Problem to work on
Repeat the material in full. Keep every line exactly as it is.
--
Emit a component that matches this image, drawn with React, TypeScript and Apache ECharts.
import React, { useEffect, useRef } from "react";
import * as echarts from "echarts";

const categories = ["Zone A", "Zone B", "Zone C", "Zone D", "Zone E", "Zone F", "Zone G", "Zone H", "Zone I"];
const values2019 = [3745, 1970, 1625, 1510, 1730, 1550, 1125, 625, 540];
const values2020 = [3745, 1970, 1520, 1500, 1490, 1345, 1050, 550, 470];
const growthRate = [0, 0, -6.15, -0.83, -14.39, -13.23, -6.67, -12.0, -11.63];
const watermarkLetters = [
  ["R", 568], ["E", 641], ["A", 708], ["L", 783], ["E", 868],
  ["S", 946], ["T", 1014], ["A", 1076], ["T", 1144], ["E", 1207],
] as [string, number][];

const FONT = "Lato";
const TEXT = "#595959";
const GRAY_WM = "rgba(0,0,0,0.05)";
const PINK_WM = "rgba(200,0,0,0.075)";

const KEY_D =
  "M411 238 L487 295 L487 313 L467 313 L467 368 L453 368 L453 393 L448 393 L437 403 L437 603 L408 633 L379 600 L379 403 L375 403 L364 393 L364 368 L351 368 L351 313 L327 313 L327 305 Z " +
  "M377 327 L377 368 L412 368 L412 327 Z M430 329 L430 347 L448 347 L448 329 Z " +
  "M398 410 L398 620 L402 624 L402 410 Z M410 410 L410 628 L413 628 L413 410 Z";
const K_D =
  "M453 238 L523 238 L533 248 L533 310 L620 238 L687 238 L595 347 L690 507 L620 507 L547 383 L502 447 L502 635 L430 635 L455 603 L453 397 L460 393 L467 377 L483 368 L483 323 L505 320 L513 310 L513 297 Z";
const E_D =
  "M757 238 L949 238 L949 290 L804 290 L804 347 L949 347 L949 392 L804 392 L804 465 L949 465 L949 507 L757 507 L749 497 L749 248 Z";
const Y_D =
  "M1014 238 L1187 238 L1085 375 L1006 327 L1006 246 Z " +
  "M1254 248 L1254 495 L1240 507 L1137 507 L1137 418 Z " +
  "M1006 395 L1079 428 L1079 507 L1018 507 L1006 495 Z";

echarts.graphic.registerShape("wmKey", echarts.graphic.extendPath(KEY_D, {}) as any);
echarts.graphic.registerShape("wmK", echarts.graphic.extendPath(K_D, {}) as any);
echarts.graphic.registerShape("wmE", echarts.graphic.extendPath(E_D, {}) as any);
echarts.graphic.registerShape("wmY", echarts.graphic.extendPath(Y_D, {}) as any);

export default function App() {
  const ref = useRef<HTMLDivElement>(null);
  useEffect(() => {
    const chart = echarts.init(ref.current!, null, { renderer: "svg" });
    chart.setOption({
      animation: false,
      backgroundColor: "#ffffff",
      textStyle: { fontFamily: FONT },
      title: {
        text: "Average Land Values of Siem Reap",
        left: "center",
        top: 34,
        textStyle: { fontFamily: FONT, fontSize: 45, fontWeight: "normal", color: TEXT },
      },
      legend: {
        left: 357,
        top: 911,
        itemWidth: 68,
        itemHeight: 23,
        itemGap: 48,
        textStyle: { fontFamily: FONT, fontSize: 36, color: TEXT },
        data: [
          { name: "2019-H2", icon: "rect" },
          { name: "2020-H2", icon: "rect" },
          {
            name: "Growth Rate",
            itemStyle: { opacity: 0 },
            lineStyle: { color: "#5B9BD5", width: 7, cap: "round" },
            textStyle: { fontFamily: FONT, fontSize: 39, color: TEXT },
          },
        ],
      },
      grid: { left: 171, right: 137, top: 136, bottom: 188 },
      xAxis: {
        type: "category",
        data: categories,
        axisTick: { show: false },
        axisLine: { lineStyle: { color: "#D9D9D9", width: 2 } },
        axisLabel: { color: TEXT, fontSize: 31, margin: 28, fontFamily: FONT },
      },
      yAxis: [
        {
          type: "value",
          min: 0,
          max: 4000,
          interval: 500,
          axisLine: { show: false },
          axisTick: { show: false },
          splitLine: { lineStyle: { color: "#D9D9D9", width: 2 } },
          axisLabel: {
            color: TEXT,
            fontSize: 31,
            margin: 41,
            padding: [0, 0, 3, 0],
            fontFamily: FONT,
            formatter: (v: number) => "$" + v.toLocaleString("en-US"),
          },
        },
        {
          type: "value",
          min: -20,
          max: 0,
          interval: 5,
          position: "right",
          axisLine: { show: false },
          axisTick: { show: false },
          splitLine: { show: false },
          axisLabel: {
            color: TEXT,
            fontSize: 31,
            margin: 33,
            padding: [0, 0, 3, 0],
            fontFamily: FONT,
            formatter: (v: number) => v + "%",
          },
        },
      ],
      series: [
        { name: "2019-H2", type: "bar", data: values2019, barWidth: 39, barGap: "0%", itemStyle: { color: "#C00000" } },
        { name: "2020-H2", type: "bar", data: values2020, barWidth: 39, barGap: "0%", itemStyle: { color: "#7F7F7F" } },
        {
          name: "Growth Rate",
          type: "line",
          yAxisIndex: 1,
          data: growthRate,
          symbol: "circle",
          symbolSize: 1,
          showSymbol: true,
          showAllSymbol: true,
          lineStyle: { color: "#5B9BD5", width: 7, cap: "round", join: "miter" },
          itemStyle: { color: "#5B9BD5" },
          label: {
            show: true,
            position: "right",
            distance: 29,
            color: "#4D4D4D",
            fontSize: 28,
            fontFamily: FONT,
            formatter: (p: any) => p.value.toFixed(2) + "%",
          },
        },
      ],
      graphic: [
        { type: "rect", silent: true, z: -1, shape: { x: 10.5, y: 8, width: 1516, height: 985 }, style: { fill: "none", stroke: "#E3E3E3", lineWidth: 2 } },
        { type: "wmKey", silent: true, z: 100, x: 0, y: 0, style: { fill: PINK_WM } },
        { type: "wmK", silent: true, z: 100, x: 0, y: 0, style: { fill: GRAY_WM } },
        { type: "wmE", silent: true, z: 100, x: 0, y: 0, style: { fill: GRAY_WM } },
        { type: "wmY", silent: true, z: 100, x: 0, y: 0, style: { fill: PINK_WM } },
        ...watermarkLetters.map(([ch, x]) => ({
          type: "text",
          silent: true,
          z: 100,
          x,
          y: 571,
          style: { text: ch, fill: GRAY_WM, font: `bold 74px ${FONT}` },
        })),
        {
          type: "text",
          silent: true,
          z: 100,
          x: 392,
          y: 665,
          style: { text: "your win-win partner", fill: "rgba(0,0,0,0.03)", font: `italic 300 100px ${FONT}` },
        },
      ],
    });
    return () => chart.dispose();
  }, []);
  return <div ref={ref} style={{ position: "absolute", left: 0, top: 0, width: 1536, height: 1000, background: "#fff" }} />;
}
--
Answer for the task
Emit a component that matches this image, drawn with React, TypeScript and Apache ECharts.
import React, { useEffect, useRef } from "react";
import * as echarts from "echarts";

const categories = ["Zone A", "Zone B", "Zone C", "Zone D", "Zone E", "Zone F", "Zone G", "Zone H", "Zone I"];
const values2019 = [3745, 1970, 1625, 1510, 1730, 1550, 1125, 625, 540];
const values2020 = [3745, 1970, 1520, 1500, 1490, 1345, 1050, 550, 470];
const growthRate = [0, 0, -6.15, -0.83, -14.39, -13.23, -6.67, -12.0, -11.63];
const watermarkLetters = [
  ["R", 568], ["E", 641], ["A", 708], ["L", 783], ["E", 868],
  ["S", 946], ["T", 1014], ["A", 1076], ["T", 1144], ["E", 1207],
] as [string, number][];

const FONT = "Lato";
const TEXT = "#595959";
const GRAY_WM = "rgba(0,0,0,0.05)";
const PINK_WM = "rgba(200,0,0,0.075)";

const KEY_D =
  "M411 238 L487 295 L487 313 L467 313 L467 368 L453 368 L453 393 L448 393 L437 403 L437 603 L408 633 L379 600 L379 403 L375 403 L364 393 L364 368 L351 368 L351 313 L327 313 L327 305 Z " +
  "M377 327 L377 368 L412 368 L412 327 Z M430 329 L430 347 L448 347 L448 329 Z " +
  "M398 410 L398 620 L402 624 L402 410 Z M410 410 L410 628 L413 628 L413 410 Z";
const K_D =
  "M453 238 L523 238 L533 248 L533 310 L620 238 L687 238 L595 347 L690 507 L620 507 L547 383 L502 447 L502 635 L430 635 L455 603 L453 397 L460 393 L467 377 L483 368 L483 323 L505 320 L513 310 L513 297 Z";
const E_D =
  "M757 238 L949 238 L949 290 L804 290 L804 347 L949 347 L949 392 L804 392 L804 465 L949 465 L949 507 L757 507 L749 497 L749 248 Z";
const Y_D =
  "M1014 238 L1187 238 L1085 375 L1006 327 L1006 246 Z " +
  "M1254 248 L1254 495 L1240 507 L1137 507 L1137 418 Z " +
  "M1006 395 L1079 428 L1079 507 L1018 507 L1006 495 Z";

echarts.graphic.registerShape("wmKey", echarts.graphic.extendPath(KEY_D, {}) as any);
echarts.graphic.registerShape("wmK", echarts.graphic.extendPath(K_D, {}) as any);
echarts.graphic.registerShape("wmE", echarts.graphic.extendPath(E_D, {}) as any);
echarts.graphic.registerShape("wmY", echarts.graphic.extendPath(Y_D, {}) as any);

export default function App() {
  const ref = useRef<HTMLDivElement>(null);
  useEffect(() => {
    const chart = echarts.init(ref.current!, null, { renderer: "svg" });
    chart.setOption({
      animation: false,
      backgroundColor: "#ffffff",
      textStyle: { fontFamily: FONT },
      title: {
        text: "Average Land Values of Siem Reap",
        left: "center",
        top: 34,
        textStyle: { fontFamily: FONT, fontSize: 45, fontWeight: "normal", color: TEXT },
      },
      legend: {
        left: 357,
        top: 911,
        itemWidth: 68,
        itemHeight: 23,
        itemGap: 48,
        textStyle: { fontFamily: FONT, fontSize: 36, color: TEXT },
        data: [
          { name: "2019-H2", icon: "rect" },
          { name: "2020-H2", icon: "rect" },
          {
            name: "Growth Rate",
            itemStyle: { opacity: 0 },
            lineStyle: { color: "#5B9BD5", width: 7, cap: "round" },
            textStyle: { fontFamily: FONT, fontSize: 39, color: TEXT },
          },
        ],
      },
      grid: { left: 171, right: 137, top: 136, bottom: 188 },
      xAxis: {
        type: "category",
        data: categories,
        axisTick: { show: false },
        axisLine: { lineStyle: { color: "#D9D9D9", width: 2 } },
        axisLabel: { color: TEXT, fontSize: 31, margin: 28, fontFamily: FONT },
      },
      yAxis: [
        {
          type: "value",
          min: 0,
          max: 4000,
          interval: 500,
          axisLine: { show: false },
          axisTick: { show: false },
          splitLine: { lineStyle: { color: "#D9D9D9", width: 2 } },
          axisLabel: {
            color: TEXT,
            fontSize: 31,
            margin: 41,
            padding: [0, 0, 3, 0],
            fontFamily: FONT,
            formatter: (v: number) => "$" + v.toLocaleString("en-US"),
          },
        },
        {
          type: "value",
          min: -20,
          max: 0,
          interval: 5,
          position: "right",
          axisLine: { show: false },
          axisTick: { show: false },
          splitLine: { show: false },
          axisLabel: {
            color: TEXT,
            fontSize: 31,
            margin: 33,
            padding: [0, 0, 3, 0],
            fontFamily: FONT,
            formatter: (v: number) => v + "%",
          },
        },
      ],
      series: [
        { name: "2019-H2", type: "bar", data: values2019, barWidth: 39, barGap: "0%", itemStyle: { color: "#C00000" } },
        { name: "2020-H2", type: "bar", data: values2020, barWidth: 39, barGap: "0%", itemStyle: { color: "#7F7F7F" } },
        {
          name: "Growth Rate",
          type: "line",
          yAxisIndex: 1,
          data: growthRate,
          symbol: "circle",
          symbolSize: 1,
          showSymbol: true,
          showAllSymbol: true,
          lineStyle: { color: "#5B9BD5", width: 7, cap: "round", join: "miter" },
          itemStyle: { color: "#5B9BD5" },
          label: {
            show: true,
            position: "right",
            distance: 29,
            color: "#4D4D4D",
            fontSize: 28,
            fontFamily: FONT,
            formatter: (p: any) => p.value.toFixed(2) + "%",
          },
        },
      ],
      graphic: [
        { type: "rect", silent: true, z: -1, shape: { x: 10.5, y: 8, width: 1516, height: 985 }, style: { fill: "none", stroke: "#E3E3E3", lineWidth: 2 } },
        { type: "wmKey", silent: true, z: 100, x: 0, y: 0, style: { fill: PINK_WM } },
        { type: "wmK", silent: true, z: 100, x: 0, y: 0, style: { fill: GRAY_WM } },
        { type: "wmE", silent: true, z: 100, x: 0, y: 0, style: { fill: GRAY_WM } },
        { type: "wmY", silent: true, z: 100, x: 0, y: 0, style: { fill: PINK_WM } },
        ...watermarkLetters.map(([ch, x]) => ({
          type: "text",
          silent: true,
          z: 100,
          x,
          y: 571,
          style: { text: ch, fill: GRAY_WM, font: `bold 74px ${FONT}` },
        })),
        {
          type: "text",
          silent: true,
          z: 100,
          x: 392,
          y: 665,
          style: { text: "your win-win partner", fill: "rgba(0,0,0,0.03)", font: `italic 300 100px ${FONT}` },
        },
      ],
    });
    return () => chart.dispose();
  }, []);
  return <div ref={ref} style={{ position: "absolute", left: 0, top: 0, width: 1536, height: 1000, background: "#fff" }} />;
}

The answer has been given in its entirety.